During downhill driving, the friction ring can reach temperatures of up to 700°C (red heat). Ventilated brake For this reason, ventilated brake discs are very often used for better cooling – primarily at the front axle. Their surface area is much larger and better suited for heat exchange. Compared with ventilated brake discs, solid brake discs can only dissipate heat to the environment more slowly. The friction rings on ventilated brake discs are interconnected by means of webs in the shape of ribs or domes. The rotation of the brake disc generates air suction which draws air out from the inside of the brake disc through a ventilating duct. The tiny particles of air that this causes to come into contact with the surface of the brake disc absorb the thermal energy and transport it outwards. Perforated or grooved brake discs Even more effective cooling can be achieved with perforated or grooved brake discs. These types of disc also benefit from being less sensitive to wet. However, they are more expensive and can in some circumstances generate much more noise during braking.
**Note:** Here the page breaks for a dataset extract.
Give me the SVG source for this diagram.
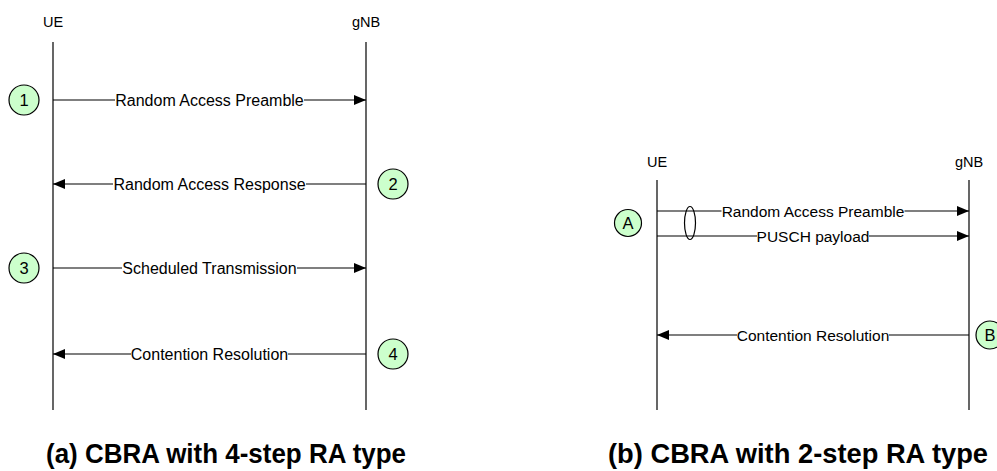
<svg xmlns="http://www.w3.org/2000/svg" width="997" height="471" viewBox="0 0 997 471">
<style>
  .life { stroke: #000; stroke-width: 1.2; fill: none; }
  .msg { stroke: #000; stroke-width: 1.2; fill: none; marker-end: url(#arr); }
  .hdr { font-family: "Liberation Sans", Arial, sans-serif; font-size: 14.5px; fill: #000; text-anchor: middle; }
  .lbl { font-family: "Liberation Sans", Arial, sans-serif; font-size: 16px; fill: #000; text-anchor: middle; }
  .lblr { font-family: "Liberation Sans", Arial, sans-serif; font-size: 15.5px; fill: #000; text-anchor: middle; }
  .step { fill: #ccffcc; stroke: #000; stroke-width: 1.2; }
  .stxt { font-family: "Liberation Sans", Arial, sans-serif; font-size: 16.5px; fill: #000; text-anchor: middle; }
  .cap { font-family: "Liberation Sans", Arial, sans-serif; font-size: 28px; font-weight: bold; fill: #000; }
  .bg { fill: #fff; }
</style>
<defs>
  <marker id="arr" markerUnits="userSpaceOnUse" markerWidth="12" markerHeight="10" refX="12" refY="5" orient="auto">
    <path d="M0,0 L12,5 L0,10 Z" fill="#000"/>
  </marker>
</defs>
<rect width="997" height="471" fill="#fff"/>

<g id="ue-a">
  <text class="hdr" x="53" y="27">UE</text>
  <line class="life" x1="53" y1="42" x2="53" y2="410"/>
</g>
<g id="gnb-a">
  <text class="hdr" x="366" y="27">gNB</text>
  <line class="life" x1="366" y1="42" x2="366" y2="410"/>
</g>
<g id="ue-b">
  <text class="hdr" x="657" y="167">UE</text>
  <line class="life" x1="657" y1="180" x2="657" y2="410"/>
</g>
<g id="gnb-b">
  <text class="hdr" x="969" y="167">gNB</text>
  <line class="life" x1="969" y1="180" x2="969" y2="410"/>
</g>

<g id="connectors">
  <line class="msg" x1="53" y1="100" x2="366" y2="100"/>
  <rect class="bg" x="115" y="97" width="189" height="6"/>
  <text class="lbl" x="209.5" y="105.5">Random Access Preamble</text>

  <line class="msg" x1="366" y1="184" x2="53" y2="184"/>
  <rect class="bg" x="113" y="181" width="193" height="6"/>
  <text class="lbl" x="209.5" y="189.5">Random Access Response</text>

  <line class="msg" x1="53" y1="268" x2="366" y2="268"/>
  <rect class="bg" x="122" y="265" width="175" height="6"/>
  <text class="lbl" x="209.5" y="273.5">Scheduled Transmission</text>

  <line class="msg" x1="366" y1="354" x2="53" y2="354"/>
  <rect class="bg" x="131" y="351" width="157" height="6"/>
  <text class="lbl" x="209.5" y="359.5">Contention Resolution</text>

  <line class="msg" x1="657" y1="211" x2="969" y2="211"/>
  <rect class="bg" x="721.5" y="208" width="183" height="6"/>
  <text class="lblr" x="813" y="216.5">Random Access Preamble</text>

  <line class="msg" x1="657" y1="236" x2="969" y2="236"/>
  <rect class="bg" x="757" y="233" width="112" height="6"/>
  <text class="lblr" x="813" y="241.5">PUSCH payload</text>

  <ellipse cx="690" cy="223" rx="5.5" ry="16.5" fill="none" stroke="#000" stroke-width="1.2"/>

  <line class="msg" x1="969" y1="335" x2="657" y2="335"/>
  <rect class="bg" x="737" y="332" width="152" height="6"/>
  <text class="lblr" x="813" y="340.5">Contention Resolution</text>
</g>

<g id="step1"><circle class="step" cx="24" cy="100" r="15"/><text class="stxt" x="24" y="106">1</text></g>
<g id="step2"><circle class="step" cx="393" cy="184" r="15"/><text class="stxt" x="393" y="190">2</text></g>
<g id="step3"><circle class="step" cx="24" cy="268" r="15"/><text class="stxt" x="24" y="274">3</text></g>
<g id="step4"><circle class="step" cx="393" cy="354" r="15"/><text class="stxt" x="393" y="360">4</text></g>
<g id="stepA"><circle class="step" cx="628" cy="223" r="13.5"/><text class="stxt" x="628" y="229">A</text></g>
<g id="stepB"><circle class="step" cx="990" cy="335" r="14"/><text class="stxt" x="990" y="341">B</text></g>

<g id="captions">
  <text class="cap" x="46" y="463" textLength="360" lengthAdjust="spacingAndGlyphs">(a) CBRA with 4-step RA type</text>
  <text class="cap" x="608" y="463" textLength="380" lengthAdjust="spacingAndGlyphs">(b) CBRA with 2-step RA type</text>
</g>
</svg>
Noise generation and vibrations during braking

Friction rings on brake discs generally have a tendency to deform when heated up. This can lead to unpleasant noise generation and vibrations during braking (brake judder). It is for this reason that well-known brake manufacturers are striving to find ways of adapting the design of brake discs in order to prevent deformation. However, in some cases, brake judder is unavoidable, as vibrations or play in wheel bearings can bring brake pads into repeated contact with the brake disc even when no active braking is taking place. The resulting localised flatting of the brake disc, which after a certain period of time will lead to pulsating braking, then becomes apparent to the driver in the form of judder.

Brake disc material

Brake disc material must meet strict requirements. It must be able to withstand

• mechanical stress applied as a result of pressure and tensile forces during braking,
• centrifugal forces at high wheel speeds and
• thermal loads.

Grey cast iron Most brake discs are made from a special grey cast iron (pearlitic grey cast iron). Alloys with chrome and molybdenum increase resistance to wear and improve the material's hot crack characteristics. Furthermore, a high carbon content increases heat absorption rates. Ceramic materials Ceramic materials (carbon fibre ceramic or carbon ceramic) are also increasingly being used to manufacture brake discs. The benefits of these brake discs are

• high dimensional stability in all temperature ranges,
• low own weight, good brake response,
• extremely long service life and
• very good fading characteristics.

Their disadvantages include poor heat conductivity (which then requires special materials for the brake pads) and very high price. The latter doubtless explains why ceramic brake discs are currently only used as special equipment on high-power premium class vehicles.

Origin of brake disc

The disc brake was originally developed for motor sport. Having enjoyed considerable success in that field, it rapidly established itself in the front wheels of passenger cars in the 1960s.

The drum brake that had been used prior to this time had numerous weak points brought about by its design, including temperature problems, distortion and fading, oscillating friction values, poor dosing, high wear and noise generation (squealing). For many years after this, the disc brake was only seen very rarely at the rear wheels, where thermal load is lower.